Rows from a dataset of charts and code:
━━━━━━━━━━━━━━━━━━━━━━━━━━━━━━

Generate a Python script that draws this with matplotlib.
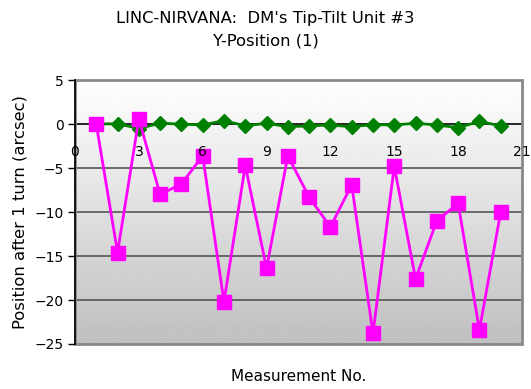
import matplotlib.pyplot as plt
import numpy as np
from matplotlib.patches import Rectangle

plt.rcParams['font.family'] = ['DejaVu Sans']

# measurement index and tip-tilt Y positions after one turn (arcsec)
measurement = list(range(1, 21))
pos_a = [0.0, -14.6, 0.6, -8.0, -6.8, -3.6, -20.2, -4.7, -16.4, -3.6,
         -8.3, -11.7, -6.9, -23.8, -4.8, -17.6, -11.0, -9.0, -23.4, -10.0]
pos_b = [0.0, 0.05, -0.5, 0.1, 0.0, -0.1, 0.4, -0.2, 0.1, -0.3,
         -0.2, -0.1, -0.3, -0.05, -0.1, 0.1, -0.1, -0.4, 0.3, -0.2]
xticks = [0, 3, 6, 9, 12, 15, 18, 21]
yticks = [5, 0, -5, -10, -15, -20, -25]

fig = plt.figure(figsize=(5.31, 3.89), dpi=100)
ax = fig.add_axes([0.1412, 0.1157, 0.8418, 0.6783])

# grey gradient background, light at the top
grad = np.linspace(1.0, 0.75, 256).reshape(-1, 1)
ax.imshow(grad, cmap='gray', vmin=0, vmax=1, aspect='auto',
          extent=[0, 1, 0, 1], transform=ax.transAxes, zorder=0)

ax.set_xlim(0, 21)
ax.set_ylim(-25, 5)

for y in [-5, -10, -15, -20]:
    ax.axhline(y, color='#555555', lw=1.2, zorder=1)

# x tick marks kept below the data markers
ax.vlines(xticks, -0.45, 0, color='black', lw=1, zorder=2, clip_on=False)

ax.plot(measurement, pos_b, color='#008000', lw=2, marker='D', ms=7.2,
        markeredgecolor='#008000', zorder=3)
ax.plot(measurement, pos_a, color='#ff00ff', lw=2, marker='s', ms=10,
        markeredgecolor='#ff00ff', zorder=4)

# frame
ax.add_patch(Rectangle((0, 0), 1, 1, transform=ax.transAxes, fill=False,
                       edgecolor='#888888', lw=2, zorder=5, clip_on=False))
for s in ['top', 'right']:
    ax.spines[s].set_visible(False)
ax.spines['left'].set_color('black')
ax.spines['left'].set_linewidth(1.2)
ax.spines['left'].set_zorder(6)
ax.spines['bottom'].set_position(('data', 0))
ax.spines['bottom'].set_color('black')
ax.spines['bottom'].set_linewidth(1.2)
ax.spines['bottom'].set_zorder(2)

# axis labels sit on top of the data lines
ax.xaxis.set_zorder(10)
ax.yaxis.set_zorder(10)

ax.set_xticks(xticks)
ax.set_yticks(yticks)
ax.tick_params(axis='x', length=0, pad=15, labelsize=10)
ax.tick_params(axis='y', direction='out', length=5, width=1, pad=3, labelsize=10)

ax.set_ylabel('Position after 1 turn (arcsec)', fontsize=11.8, labelpad=5)
fig.text(0.562, 0.031, 'Measurement No.', ha='center', va='center', fontsize=11)
fig.text(0.5, 0.953, "LINC-NIRVANA:  DM's Tip-Tilt Unit #3", ha='center', va='center', fontsize=11.8)
fig.text(0.5, 0.894, 'Y-Position (1)', ha='center', va='center', fontsize=11.8)

fig.savefig('out.png', dpi=100)
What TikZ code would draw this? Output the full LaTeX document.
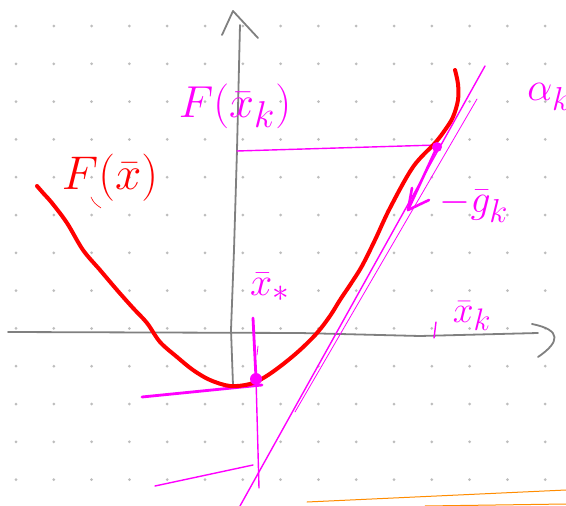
\documentclass[tikz,border=0pt]{standalone}
\usepackage{amsmath}
\definecolor{mag}{HTML}{FF00FF}
\definecolor{redc}{HTML}{FF0000}
\definecolor{axisc}{HTML}{808080}
\definecolor{dotc}{HTML}{BDBDBD}
\definecolor{orangec}{HTML}{FF8C00}
\tikzset{
  axisline/.style={draw=axisc, line width=1.8pt},
  curve/.style={draw=redc, line width=4pt},
  magline/.style={draw=mag, line width=1.4pt},
  magthick/.style={draw=mag, line width=2.8pt},
  magthin/.style={draw=mag, line width=0.8pt},
  maglabel/.style={text=mag, font=\Huge, inner sep=0pt},
  redlabel/.style={text=redc, font=\Huge, inner sep=0pt},
  orangeline/.style={draw=orangec, line width=1pt}
}
\begin{document}
\begin{tikzpicture}[x=1pt,y=-1pt,line cap=round,line join=round]
\useasboundingbox (0,0) rectangle (566,506);
\fill[white] (0,0) rectangle (566,506);
% dot grid
\foreach \i in {0,...,14}{
  \foreach \j in {0,...,12}{
    \fill[dotc] ({16+37.8*\i},{26+37.8*\j}) circle (1.5pt);
  }
}
% axes
\draw[axisline] (8,332) -- (300,333) -- (420,336) -- (538,333);
\draw[axisline] (532,324) .. controls (562,330) and (560,342) .. (538,357);
\draw[axisline] (233,385) -- (231,330) -- (234,250) -- (237,150) -- (240,25);
\draw[axisline] (222,35) -- (233,11) -- (258,38);
% orange strokes
\draw[orangeline] (307,502) -- (566,490);
\draw[orangeline] (425,506) -- (566,504);
% magenta construction lines
\draw[magline] (237,151) -- (437,145);
\draw[magline] (240,506) -- (485,66);
\draw[magthin] (477,99) -- (295,412);
\draw[magline] (155,486) -- (253,465);
\draw[magthick] (142,397) -- (262,385);
\draw[magthick] (253,318) -- (256,378);
\draw[magline] (256,378) -- (259,488);
\draw[magthin] (258,346) -- (257,355);
\draw[magline] (436,322) -- (434,338);
% red curve F(x)
\draw[curve] plot[smooth,tension=0.55] coordinates {
  (37,186) (44,194) (52,203) (67,223) (83,250) (100,270) (117,290)
  (133,308) (147,323) (160,342) (177,357) (193,370) (210,380) (230,386)
  (250,384) (265,377) (282,365) (300,350) (317,333) (330,316) (340,300)
  (352,282) (362,266) (375,240) (390,208) (413,167) (435,143) (445,130)
  (453,117) (458,100) (458,84) (455,70)};
\draw[draw=redc, line width=0.6pt] (91,197) .. controls (94,203) .. (101,208);
% points
\fill[mag] (437,147) circle (5pt);
\fill[mag] (256,379) circle (6pt);
% -g_k arrow
\draw[draw=mag, line width=2.6pt] (437,147) -- (408,210);
\draw[draw=mag, line width=2.6pt] (412,188) -- (408,210) -- (429,200);
% labels
\node[redlabel, scale=1.9] (lblF) at (110,178) {$F(\bar x)$};
\node[maglabel, scale=1.8] (lblFk) at (235,106) {$F(\bar x_k)$};
\node[maglabel, scale=1.6] (lblg) at (474,206) {$-\bar g_k$};
\node[maglabel, scale=1.6] (lblxs) at (270,287) {$\bar x_*$};
\node[maglabel, scale=1.5] (lblxk) at (472,316) {$\bar x_k$};
\node[maglabel, scale=1.6, anchor=west] (lblal) at (527,97) {$\alpha_k$};
\end{tikzpicture}
\end{document}
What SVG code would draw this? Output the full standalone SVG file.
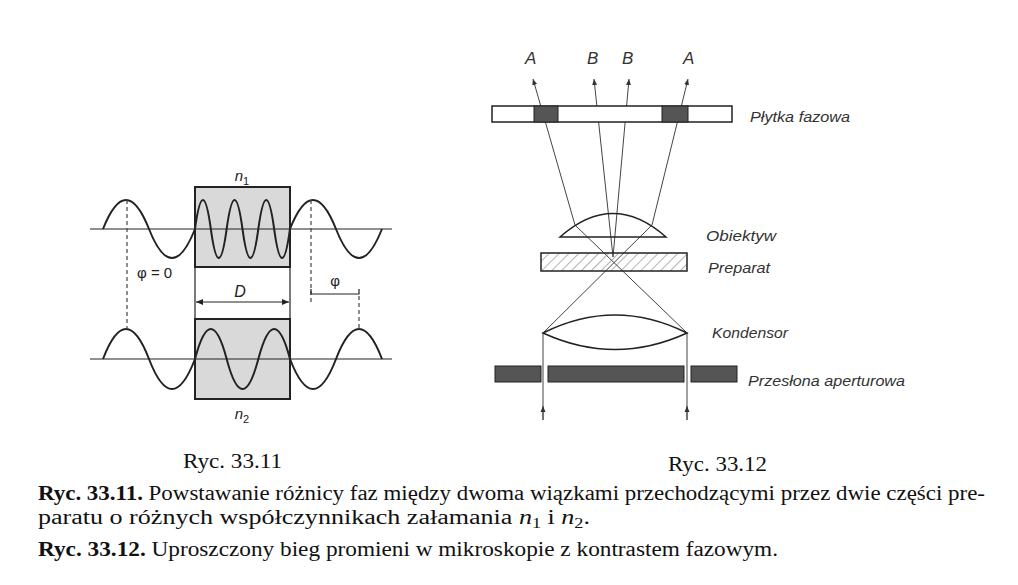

━━━━━━━━━━━━━━━━━━━━━━━━━━━━━━

Tally the lines of the records holding the word "matplotlib", then state only the tally.

3